Implement Normal, a solver applying an inner solver to the normal equations
This updates #159 to be independent of #158, as requested there.
One question about the implementation of allow_dependent_{rows,columns}: Currently I implement them defensively with regard to the possibility that the solver state might be transposed, taking into account the possibility that the user manually constructs the solver state and transposes it (for instance, maybe they want to efficiently apply a linear solve to many systems, some involving A and some involving A^t). However, thinking more closely about the way the library works, I think they only way they can do this is to directly call compute on the solver state object, and in this usage, they do not get the custom jvp (any gradients computed would be directly differentiating the compute call), so the result of allow_dependent_{rows,columns} is irrelevant.

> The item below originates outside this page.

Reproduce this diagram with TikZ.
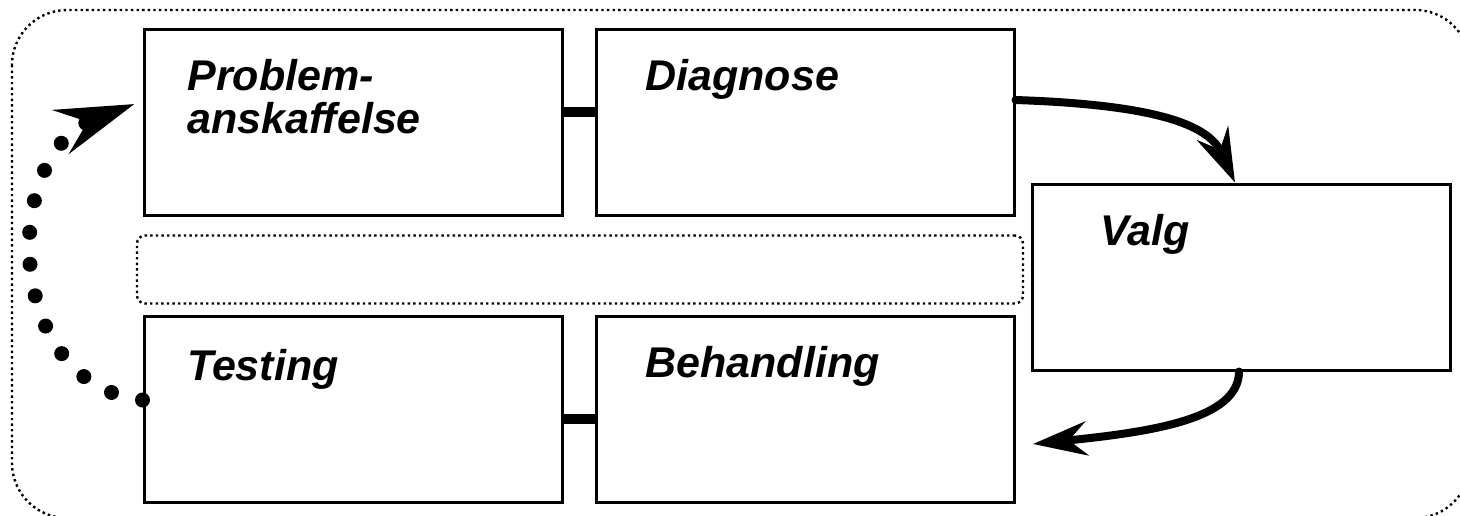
\documentclass[tikz,border=0pt]{standalone}
\usepackage{fontspec}
\setmainfont{Liberation Sans}
\usetikzlibrary{arrows.meta}

\tikzset{
  box/.style={draw,line width=1.5pt,minimum width=209pt,minimum height=93pt,inner sep=0pt},
  lbl/.style={anchor=base west,inner sep=0pt,align=left,font=\fontsize{21.5}{21.5}\selectfont\bfseries\itshape},
  link/.style={line width=5pt},
  flow/.style={line width=4pt,line cap=round,-{Stealth[length=27pt,width=17pt,inset=9pt]}},
  frame/.style={line width=1.2pt,dash pattern=on 1.2pt off 1.6pt},
}

\begin{document}
\begin{tikzpicture}[x=0.5pt,y=-0.5pt]
\clip (0,0) rectangle (1460,515);
% The frame round everything
\draw[frame,rounded corners=27.5pt] (12,10) rectangle (1470,518);
% The five boxes
\foreach \nm/\cx/\cy in {prob/353/122,diag/805/122,valg/1241/277,test/353/409,beh/805/409}
  \node[box] (\nm) at (\cx,\cy) {};
% The empty band between the two rows
\node[draw,frame,rounded corners=4pt,minimum width=443pt,minimum height=34pt] (band) at (580,269.5) {};

% Labels
\node[lbl] at (187,133) {Problem-\\anskaffelse};
\node[lbl] at (645,90) {Diagnose};
\node[lbl] at (1100,245) {Valg};
\node[lbl] at (187,380) {Testing};
\node[lbl] at (645,377) {Behandling};

% Thick links between neighbour boxes
\draw[link] ([yshift=5pt]prob.east) -- ([yshift=5pt]diag.west);
\draw[link] ([yshift=-5pt]test.east) -- ([yshift=-5pt]beh.west);

% Curved arrows round Valg
\coordinate (back) at (1033,444);
\draw[flow] ([yshift=11pt]diag.east) .. controls +(150,5) and +(-25,-55) .. ([xshift=-3pt]valg.north);
\draw[flow] ([xshift=-1pt]valg.south) .. controls +(0,48) and +(117,-12) .. (back);

% Dotted way back to the start
\draw[line width=7.5pt,line cap=round,dash pattern=on 0pt off 16pt,
  -{Stealth[length=39pt,width=23pt,inset=14pt]}]
  ([yshift=4.5pt]test.west) .. controls +(-140,-15) and +(-135,51) .. ([shift={(-8,-18)}]prob.west);
\end{tikzpicture}
\end{document}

Any calls to the allow_dependent_{rows,columns} in the library itself follow from the jvp of a linear_solve call, which seems to mean in these functions the solver state can be assumed freshly constructed from the given operator.
So is it correct to say that the result of allow_dependent_{rows,columns} can assume the eventually used solver state is fresh, ie unmodified by transpose or conj? In this case, this assumption would allow a more precise and simpler implementation, removing the special case for square operators. If you agree I can make the simplification.
Closing now that #158 is in, we'll merge #159 instead.